When blood glucose levels drop, the liver releases stored glucose (blood sugar) back into the bloodstream to be used by our muscles to maintain function and physical effort. The body reacts to the needs of working muscles during exercise to provide a constant and balanced source of glucose in order to maintain optimal physical performance.
You are what you eat
Bodies can only provide and store energy based on the fuel we give them. Everybody decides when and how much to eat based on hunger signals, guided by what they know about nutrition and how it affects their body. The problem is, we don’t always get it right, which means inconsistent glucose levels when we may need it the most. Who hasn’t bonked?
With Supersapiens, you can actually see how our exercise and food-eating habits affect our bodies and energy level throughout the day. Pay special attention to when and why glucose levels drop, as it represents a decline in physical performance. Something to be avoided, particularly during competition.
What do you do with the data?
Through the Supersapiens app and your skills of observation, you can chart and understand what foods are best consumed to give you the most sustainable and stable energy. Their homepage includes tutorials on understanding the collected data and how to use it to your advantage to achieve your goals.

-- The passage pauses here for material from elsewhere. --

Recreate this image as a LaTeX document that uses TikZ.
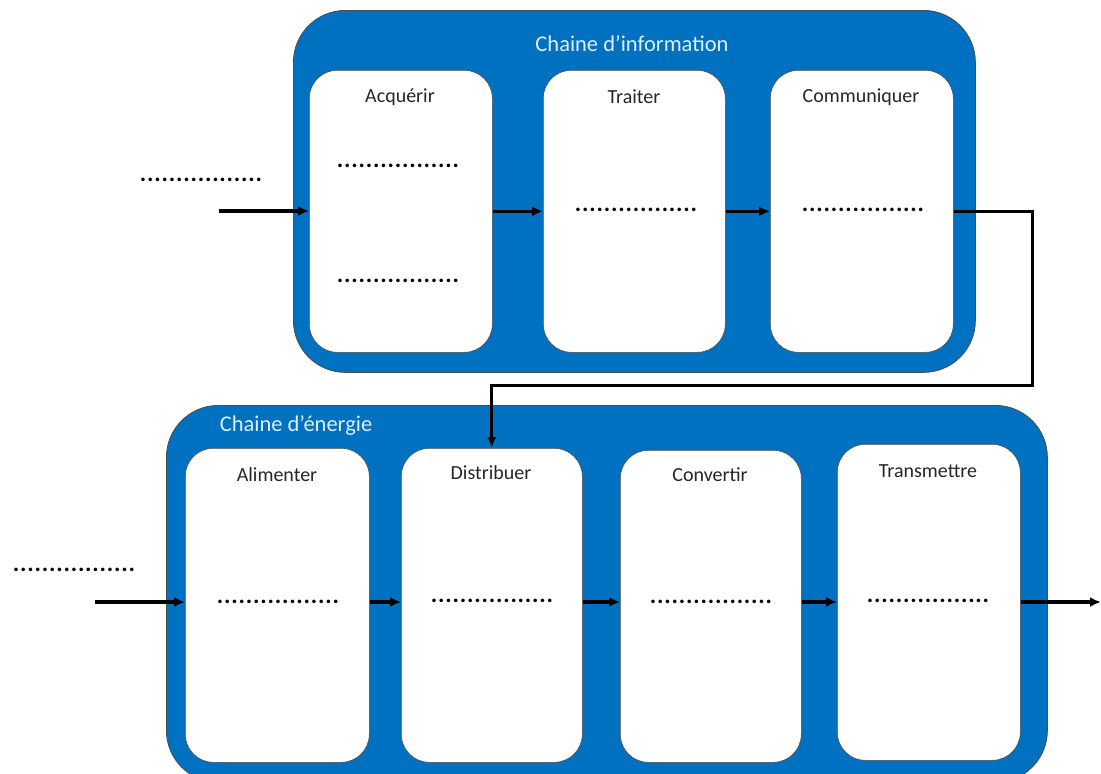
\documentclass[tikz,border=0pt]{standalone}
\usepackage{fontspec}
\setmainfont{Carlito}
\usetikzlibrary{arrows.meta}
\definecolor{bleuchaine}{RGB}{0,112,192}
\newcommand{\pointilles}{{\addfontfeature{LetterSpace=3.5}\bfseries .................}}
\tikzset{
	chaine/.style 2 args={draw=black!70,fill=bleuchaine,rounded corners=52pt,line width=0.8pt,inner sep=0pt,anchor=north west,minimum width=#1,minimum height=#2},
	bloc/.style 2 args={draw=black!70,fill=white,rounded corners=28pt,line width=0.6pt,inner sep=0pt,anchor=north west,minimum width=#1,minimum height=#2},
	titre/.style={text=white!88!bleuchaine,font=\fontsize{22.5}{26}\selectfont,inner sep=0pt},
	etiquette/.style={text=black!85,font=\fontsize{20}{24}\selectfont,inner sep=0pt},
	points/.style={font=\fontsize{24}{28}\selectfont,inner sep=0pt},
	fleche/.style={-{Latex[length=11pt,width=10pt]},line width=3.4pt},
	liaison/.style={-{Latex[length=11pt,width=9pt]},line width=3pt}
}
\begin{document}
\begin{tikzpicture}[x=1pt,y=-1pt]
	\useasboundingbox (0,0) rectangle (1101,774);
	\clip (0,0) rectangle (1101,774);

	% chaine d'information
	\node [chaine={682pt}{362pt}] (info) at (293,10) {};
	\node [titre] (tinfo) at (632,44) {Chaine d’information};
	\node [bloc={183pt}{282pt}] (acquerir) at (309,70) {};
	\node [bloc={182pt}{282pt}] (traiter) at (543,70) {};
	\node [bloc={183pt}{282pt}] (communiquer) at (770,70) {};
	\node [etiquette] (lacquerir) at (400,97) {Acquérir};
	\node [etiquette] (ltraiter) at (634,97) {Traiter};
	\node [etiquette] (lcommuniquer) at (861,97) {Communiquer};

	% chaine d'energie
	\node [chaine={881pt}{377pt}] (energie) at (166,405) {};
	\node [titre] (tenergie) at (296,425) {Chaine d’énergie};
	\node [bloc={184pt}{314pt}] (alimenter) at (185,448) {};
	\node [bloc={181pt}{314pt}] (distribuer) at (401,448) {};
	\node [bloc={181pt}{312pt}] (convertir) at (620,450) {};
	\node [bloc={183pt}{316pt}] (transmettre) at (837,444) {};
	\node [etiquette] (lalimenter) at (277,475) {Alimenter};
	\node [etiquette] (ldistribuer) at (491,473) {Distribuer};
	\node [etiquette] (lconvertir) at (710,475) {Convertir};
	\node [etiquette] (ltransmettre) at (928,471) {Transmettre};

	% pointilles
	\node [points] (p1) at (201,180) {\pointilles};
	\node [points] (p2) at (398,166) {\pointilles};
	\node [points] (p3) at (398,281) {\pointilles};
	\node [points] (p4) at (636,210) {\pointilles};
	\node [points] (p5) at (863,210) {\pointilles};
	\node [points] (p6) at (74,570) {\pointilles};
	\node [points] (p7) at (278,602) {\pointilles};
	\node [points] (p8) at (492,601) {\pointilles};
	\node [points] (p9) at (711,602) {\pointilles};
	\node [points] (p10) at (928,601) {\pointilles};

	% fleches
	\coordinate (eninfo) at (219,211);
	\coordinate (coude) at (1032,385);
	\coordinate (enenergie) at (95,602);
	\coordinate (sortie) at (1101,602);
	\draw [fleche] (eninfo) -- (eninfo -| acquerir.west);
	\draw [fleche] (acquerir.east) -- (traiter.west);
	\draw [fleche] (traiter.east) -- (communiquer.west);
	\draw [liaison] (communiquer.east) -| (coude) -| (distribuer.north);
	\draw [fleche] (enenergie) -- (enenergie -| alimenter.west);
	\draw [fleche] (alimenter.east |- enenergie) -- (distribuer.west |- enenergie);
	\draw [fleche] (distribuer.east |- enenergie) -- (convertir.west |- enenergie);
	\draw [fleche] (convertir.east |- enenergie) -- (transmettre.west |- enenergie);
	\draw [fleche] (transmettre.east |- enenergie) -- (sortie);
\end{tikzpicture}
\end{document}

There are plenty of videos online to accompany you on your journey, too. If science-speak isn’t your thing, share your results with a coach or a nutritionist to make the most of this technology.
Cost and takeaway
While this technology is attractive, the associated costs might not fit everyone’s budget. A two-sensor starter pack, enough for one month, (28 days) costs €150. The larger the quantity purchased, the more affordable the price. Subscriptions are available in 10-week, 14-week and 18-week training programs.
If you are looking to take your training to the next level, Supersapiens can give you valuable data and understanding of how your body metabolises what you eat before, during and after your workouts. Knowing what to eat and when can help you perform at your best or give you the marginal gains you have been looking for to take you to the next level.